The Commission has previously looked at the energy retail sector and telecommunications sector, and a spokesperson said the review was ongoing.
"We are currently looking at standard form contracts in the gym sector as part of our Unfair Contract Terms (UCT) review," the Commission said.
"So far we have looked at 10 gyms of varying sizes including larger nationwide gym franchises, smaller operators, and both full service and 24 hour, seven day gyms.
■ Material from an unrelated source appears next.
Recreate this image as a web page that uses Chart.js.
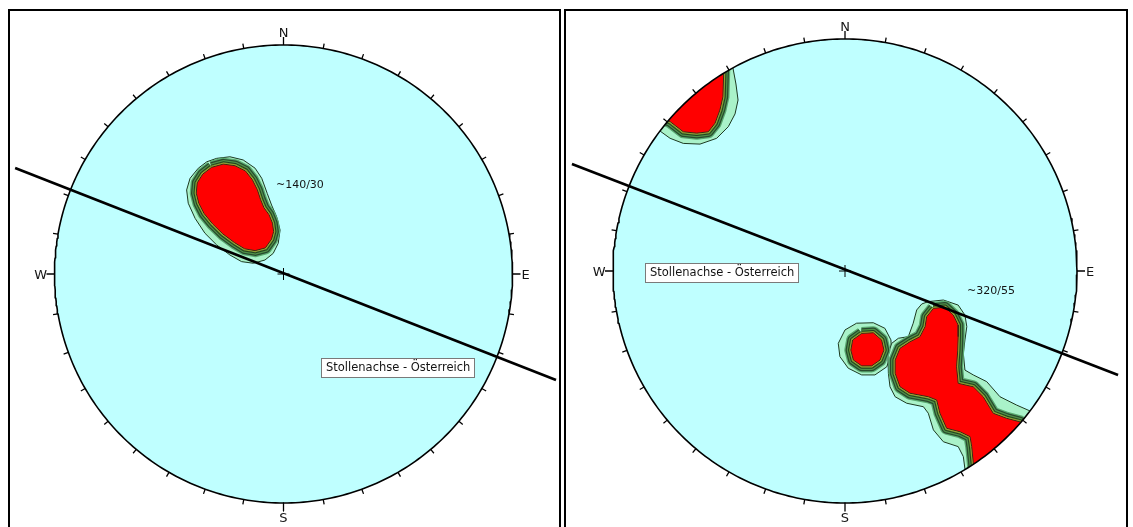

At this stage we hope to complete this by the end of the calendar year but that might change."
The Commision's investigation follows an earlier report from Consumer New Zealand which said many gyms were using outdated and unfair clauses to lock members into contracts that potentially breached the Fair Trading Act.
A ban on unfair terms in consumer contracts came into action in March last year but Consumer New Zealand chief executive Sue Chetwin said a few months ago that change hadn't been fast enough.
"Our review found the industry has been slow to respond to the law change," Chetwin said.
"Gyms often require 30 days' notice if you want to cancel after your minimum membership term ends. Some even include a clause saying your cancellation won't take effect until the gym confirms it in writing," she said.
"These terms make it unnecessarily difficult to end a gym membership and we think they're unfair."
The Commerce Commission said it had potential concerns about a number of terms in contracts, including the lengthy notice periods on cancellation, high cost of early termination fees and terms that made cancellation difficult.
An amendment to the Fair Trading Act last year was aimed at bringing New Zealand consumer law into line with Australia's.
Consumers having to pay termination fees when they want to cancel a contract after it is automatically renewed, or after the business puts up its price or makes other changes to its terms, are common examples of unfair terms.
A study by the University of Auckland's Business School found despite the law change, unfair terms and conditions were still in many contracts.
"The Unfair Contract Terms law is clearly not working," said study lead Associate Professor Alexandra Sims, Head of Commercial Law at the Business School.
"What's more worrying, is that consumers cannot challenge unfair contract terms - only the Commerce Commission can," she said.
"And unless an unfair term also breaches another part of the Fair Trading Act or the Consumer Guarantees Act, courts and tribunals are actually obliged to enforce an unfair term against the consumer."
The Commission has said that following its review, energy retailers have or are planning to, amend their contracts, but Sims said it shouldn't take a review to make contracts fair.